Aussies love the beach, and with good reason. But Amy thinks you should leave the coast behind on your next adventure and dig a little deeper into the heart of Australia.

I love the ocean. 

Floating on my back and gently drifting over unbroken waves is my moment of meditation. I spent a whole summer attempting to dip my body in that salty sanctuary every single day. For two years I fell asleep to the crashing of waves and woke to the vision of an empty beach from my very bed. 

 

Bellambi ocean pool at sunrise

 

I’ve spent summer holidays hot-footing it across black bitumen and scorching sand just to dive headfirst into a breaking wave and feel the tug of the swell as it pulls me back towards shore. 

How lucky I’ve been to have the ocean as my backyard and happy place for so many years. Positively spoilt. 

So when I say you should stray away from the coast, I don’t mean it with any dismissive sentiment or snide.

Australia is blessed with its coastline. All 35,000km of it. Nowhere else in the world has beaches comparable to ours. But for all the identity and pastimes our coastline grants us, there are countless landscapes, life, and greater understanding of what it is to be Australian, waiting to be found beyond where the sea breeze blows. 

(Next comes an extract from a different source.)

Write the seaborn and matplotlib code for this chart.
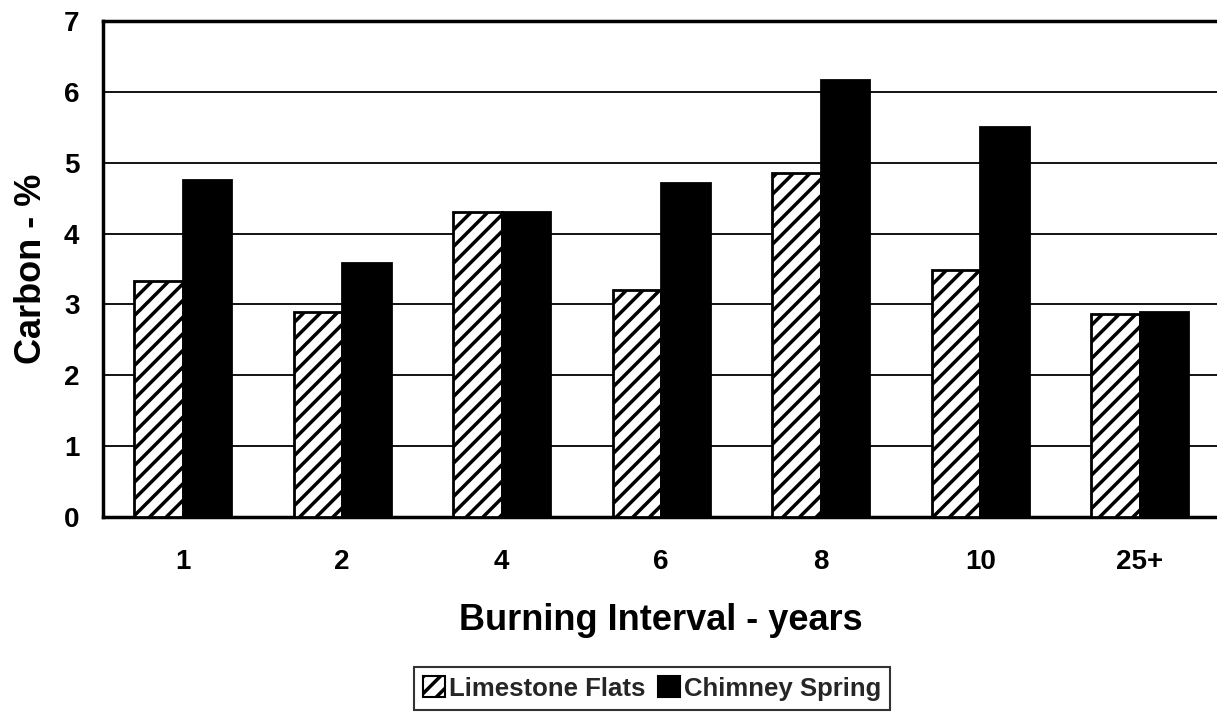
import matplotlib
matplotlib.use("Agg")
import matplotlib.pyplot as plt
from matplotlib.patches import Patch
import seaborn as sns
import pandas as pd

# ---- data ----
categories = ["1", "2", "4", "6", "8", "10", "25+"]
limestone_flats = [3.33, 2.89, 4.31, 3.20, 4.85, 3.48, 2.86]
chimney_spring = [4.75, 3.58, 4.31, 4.71, 6.16, 5.51, 2.89]
series_names = ["Limestone Flats", "Chimney Spring"]
y_ticks = [0, 1, 2, 3, 4, 5, 6, 7]
x_label = "Burning Interval - years"
y_label = "Carbon - %"

sns.set_theme(style="white")
plt.rcParams['font.family'] = ['Liberation Sans', 'DejaVu Sans']
plt.rcParams['hatch.linewidth'] = 2.5
plt.rcParams['hatch.color'] = 'black'

df = pd.DataFrame({
    "Interval": categories * 2,
    "Carbon": limestone_flats + chimney_spring,
    "Site": [series_names[0]] * len(categories) + [series_names[1]] * len(categories),
})

fig = plt.figure(figsize=(12.17, 7.13), dpi=100)
ax = fig.add_axes([0.0846, 0.2749, 0.9174, 0.6957])

palette = {series_names[0]: "white", series_names[1]: "black"}
sns.barplot(data=df, x="Interval", y="Carbon", hue="Site", order=categories,
            hue_order=series_names, palette=palette, width=0.61, gap=0,
            edgecolor="black", linewidth=2, saturation=1, ax=ax, zorder=3)

for bar in ax.containers[0]:
    bar.set_hatch("//")

if ax.get_legend() is not None:
    ax.get_legend().remove()

ax.set_xlim(-0.5, len(categories) - 0.5)
ax.set_ylim(0, 7)
ax.set_yticks(y_ticks)
ax.yaxis.grid(True, color="black", linewidth=1.3)
ax.xaxis.grid(False)
ax.set_axisbelow(True)

for s in ax.spines.values():
    s.set_visible(True)
    s.set_color("black")
    s.set_linewidth(2.5)

ax.tick_params(axis="y", left=False, length=0, pad=17, labelsize=20, colors="black")
ax.tick_params(axis="x", bottom=False, length=0, pad=23, labelsize=20, colors="black")
for lab in ax.get_xticklabels() + ax.get_yticklabels():
    lab.set_fontweight("bold")

ax.set_xlabel(x_label, fontsize=26, fontweight="bold", labelpad=20, color="black")
ax.set_ylabel(y_label, fontsize=26, fontweight="bold", labelpad=11, color="black")

handles = [Patch(facecolor="white", edgecolor="black", hatch="//", linewidth=1.5),
           Patch(facecolor="black", edgecolor="black", linewidth=1.5)]
leg = fig.legend(handles, series_names, loc="center", bbox_to_anchor=(0.5357, 0.0344),
                 ncol=2, frameon=True, fancybox=False, edgecolor="black",
                 handlelength=0.85, handleheight=0.85, handletextpad=0.15,
                 columnspacing=0.5, borderpad=0.35, borderaxespad=0,
                 prop={"weight": "bold", "size": 18.5})
leg.get_frame().set_linewidth(1.5)

fig.savefig("out.png", dpi=100, facecolor="white")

It’s difficult to gain a firm grasp on the enormity of Australia while you’re teetering on its fringes. Only once you sit behind a steering wheel and fling yourself across flat, dry plains that seem to never break, just to realise you’ve moved little more than half an inch on a map, do you start to get a sense of the size of this land. 

By sticking to the ocean, never venturing beyond its white, foamy fingertips, you miss out on knowing most of Australia. 

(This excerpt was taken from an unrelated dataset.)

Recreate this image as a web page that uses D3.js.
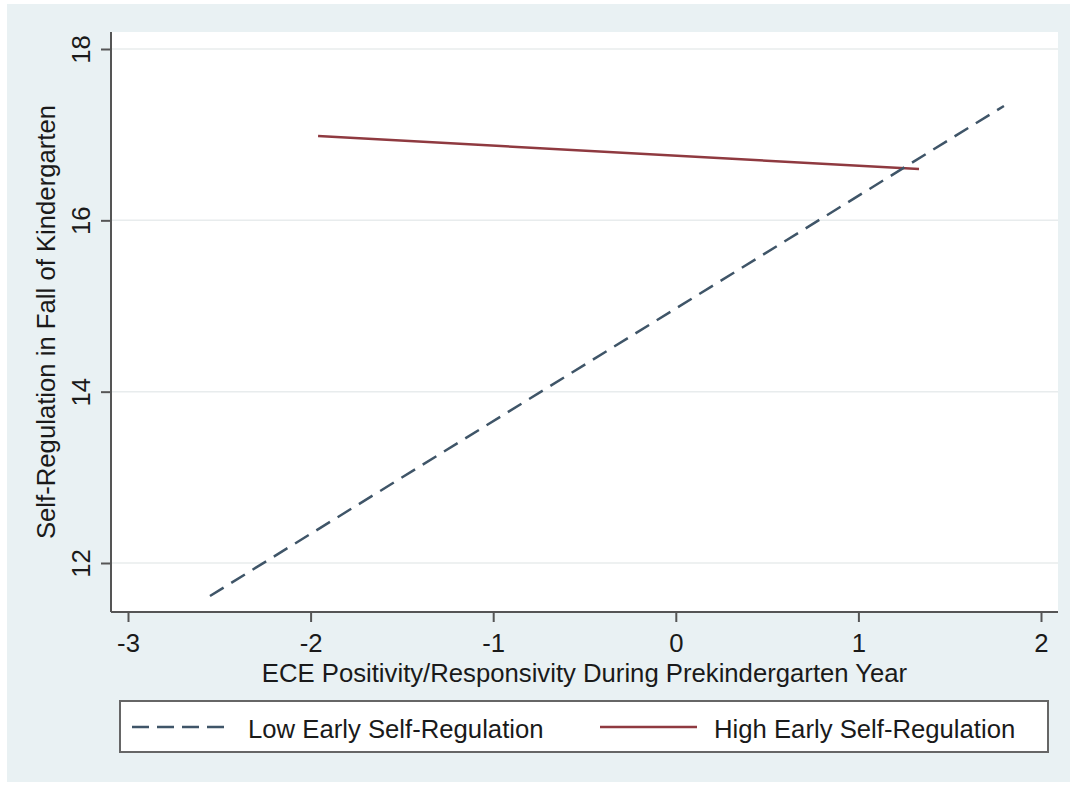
<!DOCTYPE html>
<html><head><meta charset="utf-8">
<script src="https://cdn.jsdelivr.net/npm/d3@7"></script>
<style>html,body{margin:0;padding:0;background:#fff;}svg{display:block;}</style>
</head><body>
<svg id="chart" width="1077" height="786"></svg>
<script>
// ---- data ----
const xTicks = [-3, -2, -1, 0, 1, 2];
const yTicks = [12, 14, 16, 18];
const lowX = [-2.551, 1.797];
const lowY = [11.615, 17.335];
const highX = [-1.959, 1.332];
const highY = [16.984, 16.599];
const seriesNames = ["Low Early Self-Regulation", "High Early Self-Regulation"];
const xTitle = "ECE Positivity/Responsivity During Prekindergarten Year";
const yTitle = "Self-Regulation in Fall of Kindergarten";

const FONT = "'Liberation Sans', Arial, Helvetica, sans-serif";
const FS = 25.7;
const TXT = "#1a1a1a";
const svg = d3.select("#chart");

// outer graph region
svg.append("rect").attr("x", 7).attr("y", 4).attr("width", 1063).attr("height", 778).attr("fill", "#e9f1f3");

const L = 111, R = 1058, T = 32, B = 612;
const x = d3.scaleLinear().domain([-3, 2]).range([128, 1041]);
const y = d3.scaleLinear().domain([12, 18]).range([563, 49]);

// plot region
svg.append("rect").attr("x", L).attr("y", T).attr("width", R - L).attr("height", B - T).attr("fill", "#ffffff");

// grid lines
svg.append("g").selectAll("line").data(yTicks).join("line")
  .attr("x1", L).attr("x2", R).attr("y1", d => y(d)).attr("y2", d => y(d))
  .attr("stroke", "#e8eced").attr("stroke-width", 1.5);

// x axis
const xAxis = svg.append("g").attr("transform", `translate(0,${B})`)
  .call(d3.axisBottom(x).tickValues(xTicks).tickSize(10).tickSizeOuter(0).tickFormat(d3.format("d")));
xAxis.select(".domain").attr("d", `M${L},0H${R}`).attr("stroke", "#555").attr("stroke-width", 2);
xAxis.selectAll(".tick line").attr("stroke", "#555").attr("stroke-width", 2);
xAxis.selectAll(".tick text").attr("y", 40).attr("dy", 0).attr("font-family", FONT).attr("font-size", FS).attr("fill", TXT)
  .text(d => d < 0 ? "-" + Math.abs(d) : d);

// y axis
const yAxis = svg.append("g").attr("transform", `translate(${L},0)`)
  .call(d3.axisLeft(y).tickValues(yTicks).tickSize(10).tickSizeOuter(0).tickFormat(d3.format("d")));
yAxis.select(".domain").attr("d", `M0,${T}V${B}`).attr("stroke", "#555").attr("stroke-width", 2);
yAxis.selectAll(".tick line").attr("stroke", "#555").attr("stroke-width", 2);
yAxis.selectAll(".tick text").attr("x", null).attr("dy", null).attr("dx", null)
  .attr("transform", "translate(-21,0) rotate(-90)").attr("text-anchor", "middle")
  .attr("font-family", FONT).attr("font-size", FS).attr("fill", TXT);

// titles
svg.append("text").attr("x", (L + R) / 2).attr("y", 682).attr("text-anchor", "middle")
  .attr("font-family", FONT).attr("font-size", FS).attr("fill", TXT).text(xTitle);
svg.append("text").attr("transform", `translate(55,${(T + B) / 2}) rotate(-90)`).attr("text-anchor", "middle")
  .attr("font-family", FONT).attr("font-size", FS).attr("fill", TXT).text(yTitle);

// lines
const line = d3.line().x(d => x(d[0])).y(d => y(d[1]));
const lowPts = lowX.map((v, i) => [v, lowY[i]]);
const highPts = highX.map((v, i) => [v, highY[i]]);
const lowColor = "#3f5568", highColor = "#8f3a40";
svg.append("path").datum(highPts).attr("d", line).attr("fill", "none")
  .attr("stroke", highColor).attr("stroke-width", 2.5);
svg.append("path").datum(lowPts).attr("d", line).attr("fill", "none")
  .attr("stroke", lowColor).attr("stroke-width", 2.5).attr("stroke-dasharray", "16,9");

// legend
const leg = svg.append("g");
leg.append("rect").attr("x", 120).attr("y", 701).attr("width", 928).attr("height", 51)
  .attr("fill", "#fff").attr("stroke", "#666").attr("stroke-width", 2);
const keys = [
  {name: seriesNames[0], x1: 132, x2: 230, tx: 248, color: lowColor, dash: "17,8"},
  {name: seriesNames[1], x1: 600, x2: 697, tx: 714, color: highColor, dash: null}
];
keys.forEach(k => {
  leg.append("line").attr("x1", k.x1).attr("x2", k.x2).attr("y1", 727).attr("y2", 727)
    .attr("stroke", k.color).attr("stroke-width", 2.5).attr("stroke-dasharray", k.dash);
  leg.append("text").attr("x", k.tx).attr("y", 738).attr("font-family", FONT).attr("font-size", FS)
    .attr("fill", TXT).text(k.name);
});
</script>
</body></html>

Its red dirt, its endless expanse, and the people who make this their home. 

Its country towns with wide streets and no traffic to fill them. Its bakeries and pubs and general stores. One of each in every town. 

Its hillsides shining golden with canola and fields of wildflowers in full bloom come spring. 

Its freshwater gorges and piping hot bore baths

Its mountains that spring up out of the flatness, providing a perch to take in the flush surroundings from above.

Its volcanic peaks and empty salt lakes and streams gurgling along.

Its dusty dirt roads and golden sunsets and rocks of every shape, size, and colour.

Its crisp alpine lakes and dewy, leech-prone rainforests. And the sky, oh that big open sky. 

 

Sunset over Mundi Mundi Plains, NSW

 

By staying on the coast, it’s not just different landscapes and views you’re missing. It’s new people, new perspectives, and a more well-rounded understanding of this land and how it shapes us as a collective. 

The harshness of a lot of it, and softness of some. The paradises dotted between coastlines, conventional or homemade.

Mostly, it’s the awe that one land can hold so much diversity within its clutches, so much life where seemingly there is nothing and so much beauty where seemingly there is no one around to witness it.

That’s what you’re missing, by staying on the coast.